Saturday, 26 November 2016

Whatever happened to the government debt doom spiral

A number of people, including the occasional economic journalist, are puzzled about why government debt at 90% of GDP seemed to cause our new Chancellor and the markets so little concern when his predecessor saw it as a portent of impending doom. I always argued that this aspect of austerity had a sell by date, so let me try to explain what is going on.

The 90% figure comes from a piece of empirical work which has been thoroughly examined, and found to be highly problematic. (Others have used rather more emphatic language.) Part of the problem is a lack of basic thinking. Why should the markets worry about buying government debt, beyond the normal assessment of relative returns. The answer is that they worry about not getting their money back because the government defaults.

If a government cannot create the currency that it borrows in, then the risk of default is very real. Typically a large amount of debt will periodically be rolled over (new debt sold to replace debt that is due to be paid back). If that debt cannot be rolled over, then the government will probably be forced to default. Knowing that, potential lenders will worry that other potential lenders will not lend, allowing self fulfilling beliefs to cause default even if the public finances are pretty sound.
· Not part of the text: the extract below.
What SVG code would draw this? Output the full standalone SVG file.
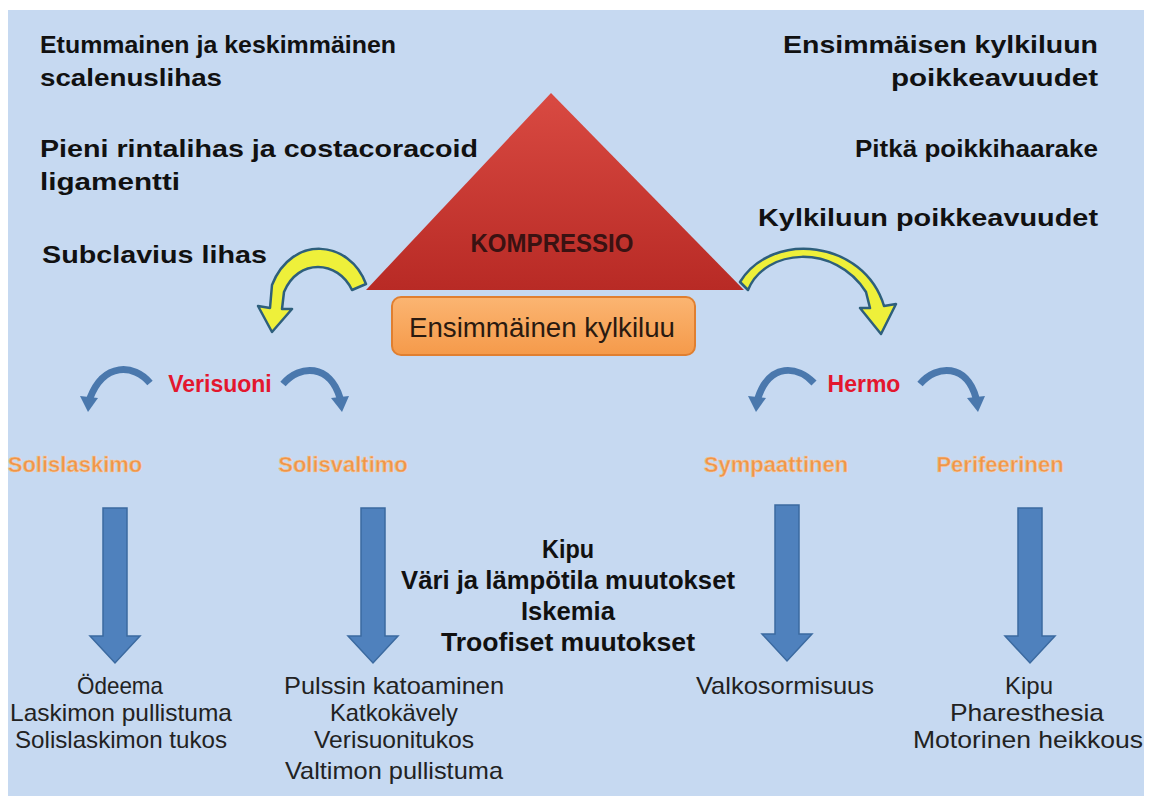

The situation is completely different for governments that can create the currency that the debt they sell is denominated in. They will never be forced to default, because they can always pay back debt due with created money. That in turn means that lenders do not need to worry about forced defaults, or what other lenders may think, so this kind of self fulfilling default will not happen.

Of course a government can still choose to default. It may do so if the political costs of raising taxes or cutting spending is greater than the cost of defaulting. But for advanced economies there is an easier option if the burden of the public finances gets too much, which is to start monetising debt. That is what Japan may end up doing, and what others may also do if QE turns out to be permanent. But this is a very different type of concern than the threat of default. And it does not, in the current environment, lead to the emergence of large default premiums and market panics.
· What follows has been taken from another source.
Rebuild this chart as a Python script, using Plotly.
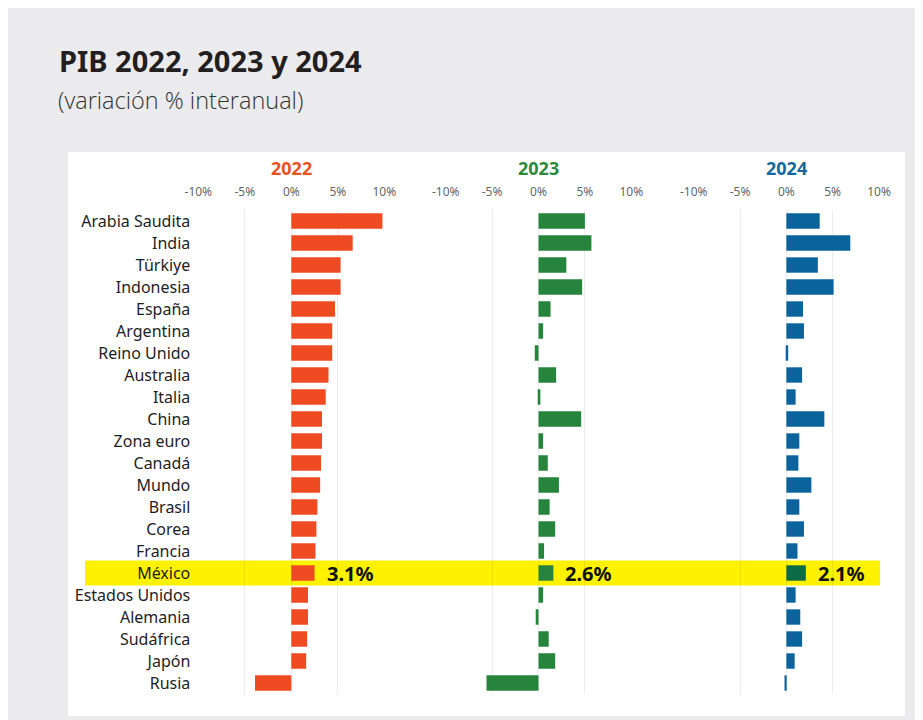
import plotly.graph_objects as go

countries = ["Arabia Saudita", "India", "Türkiye", "Indonesia", "España", "Argentina",
             "Reino Unido", "Australia", "Italia", "China", "Zona euro", "Canadá",
             "Mundo", "Brasil", "Corea", "Francia", "México", "Estados Unidos",
             "Alemania", "Sudáfrica", "Japón", "Rusia"]

years = ["2022", "2023", "2024"]

gdp_2022 = [9.8, 6.6, 5.3, 5.3, 4.7, 4.4, 4.4, 4.0, 3.7, 3.3, 3.3, 3.2,
            3.1, 2.8, 2.7, 2.6, 2.5, 1.8, 1.8, 1.7, 1.6, -3.9]
gdp_2023 = [5.0, 5.7, 3.0, 4.7, 1.3, 0.5, -0.4, 1.9, 0.2, 4.6, 0.5, 1.0,
            2.2, 1.2, 1.8, 0.6, 1.6, 0.5, -0.3, 1.1, 1.8, -5.6]
gdp_2024 = [3.6, 6.9, 3.4, 5.1, 1.8, 1.9, 0.2, 1.7, 1.0, 4.1, 1.4, 1.3,
            2.7, 1.4, 1.9, 1.2, 2.1, 1.0, 1.5, 1.7, 0.9, -0.2]

highlight = "México"
highlight_labels = ["3.1%", "2.6%", "2.1%"]

tick_vals = [-10, -5, 0, 5, 10]
tick_text = ["-10%", "-5%", "0%", "5%", "10%"]

series = [gdp_2022, gdp_2023, gdp_2024]
colors = ["#ee4b22", "#27843d", "#0a639b"]
title_colors = ["#e8521f", "#2c8a3c", "#13699e"]
highlight_colors = ["#ee4b22", "#27843d", "#0c6a47"]

# page is offset by the 8px body margin
OFF = 8
W, H = 915, 712
def px(x):
    return (x - OFF) / W
def py(y):
    return 1 - (y - OFF) / H

x_domains = [(198.3, 384.3), (445.7, 631.3), (693.7, 879.0)]
y_top, y_bot = 210, 694

fig = go.Figure()
font_fam = "Noto Sans"

for i, (vals, col, hcol) in enumerate(zip(series, colors, highlight_colors)):
    xa = "x" if i == 0 else f"x{i+1}"
    mcols = [hcol if c == highlight else col for c in countries]
    fig.add_trace(go.Bar(
        x=vals, y=countries, orientation="h",
        marker=dict(color=mcols, line=dict(width=0)),
        xaxis=xa, yaxis="y", showlegend=False, hoverinfo="x+y",
    ))
    hidx = countries.index(highlight)
    fig.add_annotation(
        x=vals[hidx], y=highlight, xref=xa, yref="y",
        text=highlight_labels[i], showarrow=False, xanchor="left", xshift=10,
        font=dict(family=font_fam, size=20, color="#111111", weight="bold"),
    )
    dom = x_domains[i]
    fig.add_annotation(
        x=(px(dom[0]) + px(dom[1])) / 2, y=py(168), xref="paper", yref="paper",
        text=years[i], showarrow=False, xanchor="center", yanchor="middle",
        font=dict(family=font_fam, size=18, color=title_colors[i], weight="bold"),
    )
    axis = dict(
        domain=[px(dom[0]), px(dom[1])], range=[-10, 10], side="top",
        tickvals=tick_vals, ticktext=tick_text, showgrid=True,
        gridcolor="rgba(0,0,0,0.07)", gridwidth=1, zeroline=False, showline=False,
        ticks="", ticklabelstandoff=11, automargin=False,
        tickfont=dict(family=font_fam, size=12, color="#666666"),
        anchor="y", fixedrange=True,
    )
    fig.update_layout(**{("xaxis" if i == 0 else f"xaxis{i+1}"): axis})

fig.update_layout(
    yaxis=dict(
        domain=[py(y_bot), py(y_top)], categoryorder="array", categoryarray=countries,
        autorange="reversed", showgrid=False, zeroline=False, showline=False,
        ticks="", ticklabelstandoff=7, automargin=False,
        tickfont=dict(family=font_fam, size=16, color="#1e1e1e"), anchor="x",
        fixedrange=True,
    ),
    bargap=0.3,
    width=W, height=H,
    margin=dict(l=0, r=0, t=0, b=0, pad=0),
    paper_bgcolor="#ebebed",
    plot_bgcolor="rgba(0,0,0,0)",
)

hidx = countries.index(highlight)
fig.add_shape(type="rect", xref="paper", yref="paper",
              x0=px(68), x1=px(905), y0=py(716), y1=py(152),
              fillcolor="#ffffff", line=dict(width=0), layer="below")
fig.add_shape(type="rect", xref="paper", yref="y",
              x0=px(85), x1=px(880), y0=hidx - 0.57, y1=hidx + 0.57,
              fillcolor="#fff200", line=dict(width=0), layer="below")

fig.add_annotation(x=px(57), y=py(61), xref="paper", yref="paper",
                   text="PIB 2022, 2023 y 2024", showarrow=False,
                   xanchor="left", yanchor="middle",
                   font=dict(family=font_fam, size=29, color="#231f20", weight="bold"))
fig.add_annotation(x=px(56), y=py(100), xref="paper", yref="paper",
                   text="(variación % interanual)", showarrow=False,
                   xanchor="left", yanchor="middle",
                   font=dict(family="Open Sans", size=23.5, color="#333333", weight=300))

fig.write_html("out.html")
How can I be so sure? Because with QE we have had actual money creation, and it has not worried the markets at all. It seems hard to tell a story where markets panic today about the possibility of monetisation in the future, but are quite sanguine about actual monetisation today.

So for economies that issue debt in currency they can create, there is no obvious upper limit anywhere near to current debt/GDP ratios when economies are depressed and inflation is low. Japan shows us that, and we must stop treating Japan as some special case that has no lessons for the rest of us. (How often did we hear of their lost decade in the 1990s that it couldn’t happen anywhere else.)

It was good that the IFS suggested Hammond has a look at Labour’s fiscal rule. As I explained in this post, Hammond’s new ‘rule’ is pretty worthless. But one key part of Labour’s rule that keeps being ignored but is crucial in today's environment is the knockout if interest rates hit their zero lower bound. It is for the reasons described above that this knockout is there and is perfectly safe: when interest rate policy fails you can completely and safely forget the deficit and debt and use fiscal policy to ensure the recovery. It is the basic macro lesson of the last 6 years that is fairly well understood among academic economists but still remains to be learnt by most people who talk about these things. Whether senior economists in the UK Treasury need to learn it or just keep quiet about it for other reasons I do not know.